Published: 26th July 2011
Publisher: Simon & Schuster
Every flame begins with a spark.
Ashline Wilde is having a rough sophomore year. She’s struggling to find her place as the only Polynesian girl in school, her boyfriend just cheated on her, and now her runaway sister, Eve, has decided to barge back into her life. When Eve’s violent behavior escalates and she does the unthinkable, Ash transfers to a remote private school nestled in California’s redwoods, hoping to put the tragedy behind her. But her fresh start at Blackwood Academy doesn’t go as planned. Just as Ash is beginning to enjoy the perks of her new school—being captain of the tennis team, a steamy romance with a hot, local park ranger—Ash discovers that a group of gods and goddesses have mysteriously enrolled at Blackwood…and she’s one of them. To make matters worse, Eve has resurfaced to haunt Ash, and she’s got some strange abilities of her own. With a war between the gods looming over campus, Ash must master the new fire smoldering within before she clashes with her sister one more time… And when warm and cold fronts collide, there’s guaranteed to be a storm.

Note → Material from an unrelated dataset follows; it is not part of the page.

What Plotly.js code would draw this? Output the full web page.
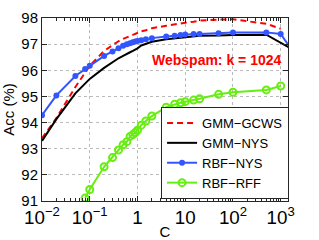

I was drawn into this book immediately; the way Karsten Knight writes is both entertaining and imaginative. Unfortunately it mostly went downhill from there. A lot of people have commented that they found Ash to be too violent, but it wasn’t the violence that bugged me-it was the constant changes to her personality. One minute she’s like “violence is the answer” and the next she’s being all diplomatic. She’s a total prude at one point then invites an older guy she barely knows into her school dorm room.
I didn’t really see the need for the 8 month gap between the first and second parts, nor was it explained what the purpose of this gap was. Yes okay, she moved schools but why pick 8months later? It was such an arbitrary amount of time.The ending before the second interlude threw me as well, the parts just did not relate. I’m trying not to give too much away, but after the interlude it was as though the part beforehand just hadn’t happened. I didn’t get how we’d moved from that to the next bit.
I found the character dialogue really entertaining but it was all the same. They might as well have all been the same character for the difference it made. The only distinctions in their personalities were the ones we were told were there, they all appeared the same with their pithy comebacks and sarky commentary. Whilst I enjoy that, I think sacrificing character development for funny one-liners is not a good policy.
Ash’s relationship with Colt both confused and disturbed me. It’s mentioned at one point that he was a minor the previous year which would make him 21, right? And Ash is 16 and at school. There was just something about that that didn’t sit right with me. Plus the whole “I saw you in a bar and knew if I didn’t speak to you I’d regret it the rest of my life” sorry, what? Not only does that make me want to vomit, it’s so unrealistic. I’ve seen plenty of fit people in bars, but I don’t regret not talking to them like, a week later let alone remember them 40 years down the line. How can you have such a strong reaction after seeing someone briefly in a darkened room? Also, I’m 21 and I definitely don’t fancy 16 year olds. Sorry to come back to that point but it really bugged me.
The main thing that really bugged me was how easily the characters adapted to their roles. It was just like “okay”. I really didn’t get that at all. Surely you’d like, doubt it a bit? And then they could use their powers so easily, no training or practise required; they can jump into combat mode automatically. I felt this was unrealistic and felt a bit like the author didn't want to waste time having them hone their skills but given that I felt there was alot of excess pages in this I definitely think it could have been squeezed in somewhere.
The last 50 pages were definitely the best part of the book. A lot happened and it happened fast. Some of it I expected but the majority of it I didn’t. The end pretty much saved the book for me; whilst I enjoyed it, nothing much happened for the first part and I felt like a lot was unexplained, not in the sense that it would be elaborated on in the later books but that it just wasn’t made clear enough for me to fully understand what was going on. I think some of the middle of the book could easily have been sacrificed to make for a more concise and less confusing book.
All in all, I give it 2/5. It was enjoyable and an interesting take on mythology, but I’m not desperate for the sequel.